As a state wrestling champion in his native Ohio, Jordan racked up an impressive record of 156 wins to just one loss while in high school. As a candidate for speaker of the House of Representatives, he already has two defeats to his name. On the second ballot, he again fell short of the 217 votes he needed to be elected speaker. On Tuesday he obtained 200 votes from within his party; a day later — 199. A total of 22 members of his party turned their backs on him. Once again, Democrat Hakeem Jeffries won the most votes (212), but still fell short of reaching the necessary majority.
To overcome the legislative impasse caused by the absence of a speaker, Democrats have proposed granting limited powers to Speaker Pro Tempore Patrick McHenry, who took the speaker’s gavel when McCarthy was ousted. The initiative could be voted on as early as Wednesday. The idea is that the House could resume functioning even without a permanent Speaker. With this, the House could avert a looming federal government shutdown next month when a stopgap measure approved a few weeks ago expires. The chamber could also approve an aid package for Ukraine and Israel that President Joe Biden plans to request as soon as it is feasible.

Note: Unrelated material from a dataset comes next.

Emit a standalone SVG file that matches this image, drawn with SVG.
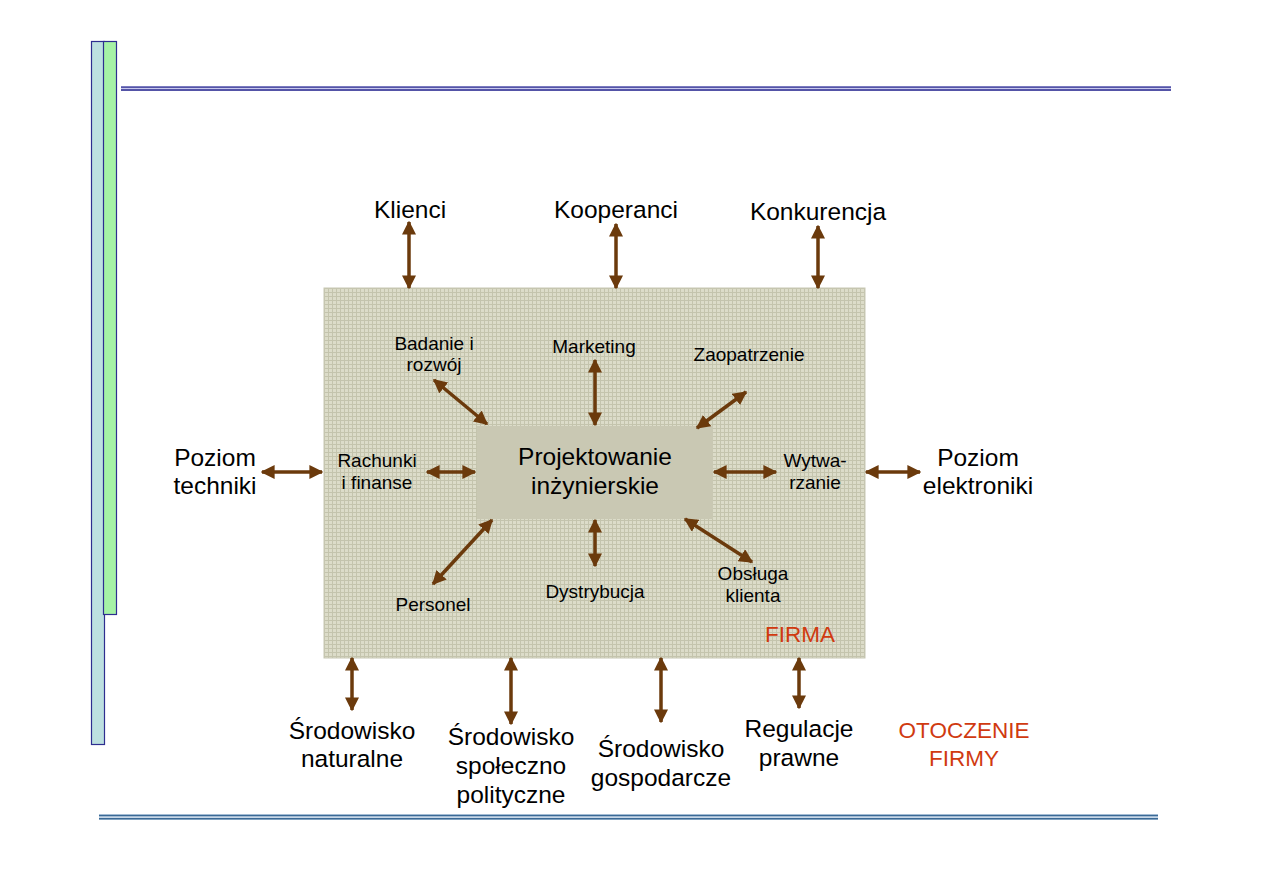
<svg xmlns="http://www.w3.org/2000/svg" width="1263" height="893" viewBox="0 0 1263 893">
<defs>
<pattern id="grid" width="4" height="4" patternUnits="userSpaceOnUse">
<rect width="4" height="4" fill="#dcdcc9"/>
<path d="M0 0.5H4M0.5 0V4" stroke="#c4c4ad" stroke-width="1"/>
</pattern>
<marker id="ah" viewBox="0 0 10 10" refX="9" refY="5" markerWidth="4" markerHeight="4" orient="auto-start-reverse" markerUnits="strokeWidth">
<path d="M0 0L10 5L0 10z" fill="#6b3a0c"/>
</marker>
<style>
.a{stroke:#6b3a0c;stroke-width:3.5;fill:none;marker-start:url(#ah);marker-end:url(#ah)}
.o{font-family:"Liberation Sans",Arial,sans-serif;font-size:24.5px;fill:#000;text-anchor:middle}
.i{font-family:"Liberation Sans",Arial,sans-serif;font-size:19px;fill:#000;text-anchor:middle}
.r{font-family:"Liberation Sans",Arial,sans-serif;fill:#d03a10;text-anchor:middle}
</style>
</defs>
<rect width="1263" height="893" fill="#fff"/>
<g id="decor">
<rect x="91.5" y="41.5" width="13" height="703" fill="#bde0e0" stroke="#2e2e8f" stroke-width="1.2"/>
<rect x="103.5" y="41.5" width="13" height="573" fill="#a6f2a6" stroke="#2e2e8f" stroke-width="1.2"/>
<rect x="121" y="86" width="1050" height="5" fill="#c8c8ee"/>
<line x1="121" y1="87.2" x2="1171" y2="87.2" stroke="#2e2e8f" stroke-width="1.3"/>
<line x1="121" y1="90" x2="1171" y2="90" stroke="#2e2e8f" stroke-width="1.3"/>
<rect x="99" y="814" width="1059" height="6" fill="#c8d8e8"/>
<line x1="99" y1="815.5" x2="1158" y2="815.5" stroke="#3a6a96" stroke-width="1.5"/>
<line x1="99" y1="818.8" x2="1158" y2="818.8" stroke="#3a6a96" stroke-width="1.5"/>
</g>
<g id="firma">
<rect x="324" y="288" width="541" height="370" fill="url(#grid)" stroke="#c8c8b4" stroke-width="1"/>
<text class="r" x="800" y="642" font-size="22.5">FIRMA</text>
</g>
<g id="projektowanie">
<rect x="477" y="426" width="236" height="93" fill="#c9c8b3"/>
<text class="o" x="595" y="465">Projektowanie</text>
<text class="o" x="595" y="494">inżynierskie</text>
</g>
<g id="connectors">
<line class="a" x1="409" y1="222" x2="409" y2="288"/>
<line class="a" x1="616" y1="224" x2="616" y2="288"/>
<line class="a" x1="818" y1="226" x2="818" y2="288"/>
<line class="a" x1="352" y1="658" x2="352" y2="710"/>
<line class="a" x1="511" y1="658" x2="511" y2="724"/>
<line class="a" x1="661" y1="658" x2="661" y2="722"/>
<line class="a" x1="799" y1="658" x2="799" y2="708"/>
<line class="a" x1="262" y1="472" x2="322" y2="472"/>
<line class="a" x1="866" y1="472" x2="920" y2="472"/>
<line class="a" x1="427" y1="472" x2="475" y2="472"/>
<line class="a" x1="714" y1="472" x2="776" y2="472"/>
<line class="a" x1="595" y1="360" x2="595" y2="425"/>
<line class="a" x1="434" y1="380" x2="487" y2="424"/>
<line class="a" x1="746" y1="392" x2="697" y2="428"/>
<line class="a" x1="433" y1="584" x2="492" y2="520"/>
<line class="a" x1="595" y1="520" x2="595" y2="566"/>
<line class="a" x1="685" y1="519" x2="752" y2="562"/>
</g>
<g id="klienci"><text class="o" x="410" y="218">Klienci</text></g>
<g id="kooperanci"><text class="o" x="616" y="218">Kooperanci</text></g>
<g id="konkurencja"><text class="o" x="818" y="220">Konkurencja</text></g>
<g id="poziom-techniki"><text class="o" x="215" y="466">Poziom</text><text class="o" x="215" y="494">techniki</text></g>
<g id="poziom-elektroniki"><text class="o" x="978" y="466">Poziom</text><text class="o" x="978" y="494">elektroniki</text></g>
<g id="badanie"><text class="i" x="434" y="350">Badanie i</text><text class="i" x="434" y="371">rozwój</text></g>
<g id="marketing"><text class="i" x="594" y="353">Marketing</text></g>
<g id="zaopatrzenie"><text class="i" x="749" y="361">Zaopatrzenie</text></g>
<g id="rachunki"><text class="i" x="377" y="467">Rachunki</text><text class="i" x="377" y="489">i finanse</text></g>
<g id="wytwarzanie"><text class="i" x="815" y="467">Wytwa-</text><text class="i" x="815" y="489">rzanie</text></g>
<g id="personel"><text class="i" x="433" y="611">Personel</text></g>
<g id="dystrybucja"><text class="i" x="595" y="598">Dystrybucja</text></g>
<g id="obsluga"><text class="i" x="753" y="580">Obsługa</text><text class="i" x="753" y="602">klienta</text></g>
<g id="srodowisko-naturalne"><text class="o" x="352" y="739">Środowisko</text><text class="o" x="352" y="767">naturalne</text></g>
<g id="srodowisko-spoleczno"><text class="o" x="511" y="745">Środowisko</text><text class="o" x="511" y="774">społeczno</text><text class="o" x="511" y="803">polityczne</text></g>
<g id="srodowisko-gospodarcze"><text class="o" x="661" y="757">Środowisko</text><text class="o" x="661" y="786">gospodarcze</text></g>
<g id="regulacje"><text class="o" x="799" y="737">Regulacje</text><text class="o" x="799" y="766">prawne</text></g>
<g id="otoczenie"><text class="r" x="964" y="738" font-size="22.5">OTOCZENIE</text><text class="r" x="964" y="766" font-size="22.5">FIRMY</text></g>
</svg>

Jordan, 59, has encountered pushback from moderate Republicans who oppose his election on a variety of grounds. Some represent districts with a centrist constituency, where Biden won in the 2020 election, and believe electing a Trump-allied election denier could make them lose their seats in the 2024 elections. Others, primarily from the House Budget Committee, see in Jordan an enemy of government spending, even when it is to deal with emergencies and natural disasters. Some simply refuse to elect a congressman who was singled out by the committee investigating the assault on the U.S. Capitol for his role in the Jan. 6, 2021 insurgence. Jordan defended Trump’s efforts to overturn Biden’s victory in the 2020 election.
Moderate Republicans have been pressured by their hard-right colleagues and conservative media to kowtow to the Trumpist candidate, who has not signed a single bill in Congress in his more than 16 years as a legislator. He has been more an agent of chaos than a consensus-builder. Former Republican House Speaker John Boener went so far as to call him a “legislative terrorist.”
Jordan has garnered less support from his party, in fact, than McCarthy had to remain as speaker. Some members of Congress are proposing that the motion to vacate the speakership — used to dethrone McCarthy — be reformed, so a handful of House Republicans can never again force a speaker out without a majority to elect a replacement.
The conservative-leaning The Wall Street Journal criticized that attitude in an editorial that must have made the ears of Matt Gaetz, the congressman behind McCarthy’s ouster, ring: “What kind of an idiot mutineer takes over the man-of-war, tosses the captain overboard, and then spends two weeks pulling ropes at random, hoping like hell that the thing will somehow drift ashore before the supplies run out?”
The legislative gridlock caused by the speaker debacle is further complicated by the fact that the Senate has a Democratic majority of 51 to 49, while the House of Representatives, where there are two vacancies, is dominated by the Republicans (221 to 212). For the approval of any law, including budgetary ones, a majority is needed in both, which forces negotiations, cessions and compromises, just the opposite of Jim Jordan’s record, who prefers to fight, just as he did when he was a student.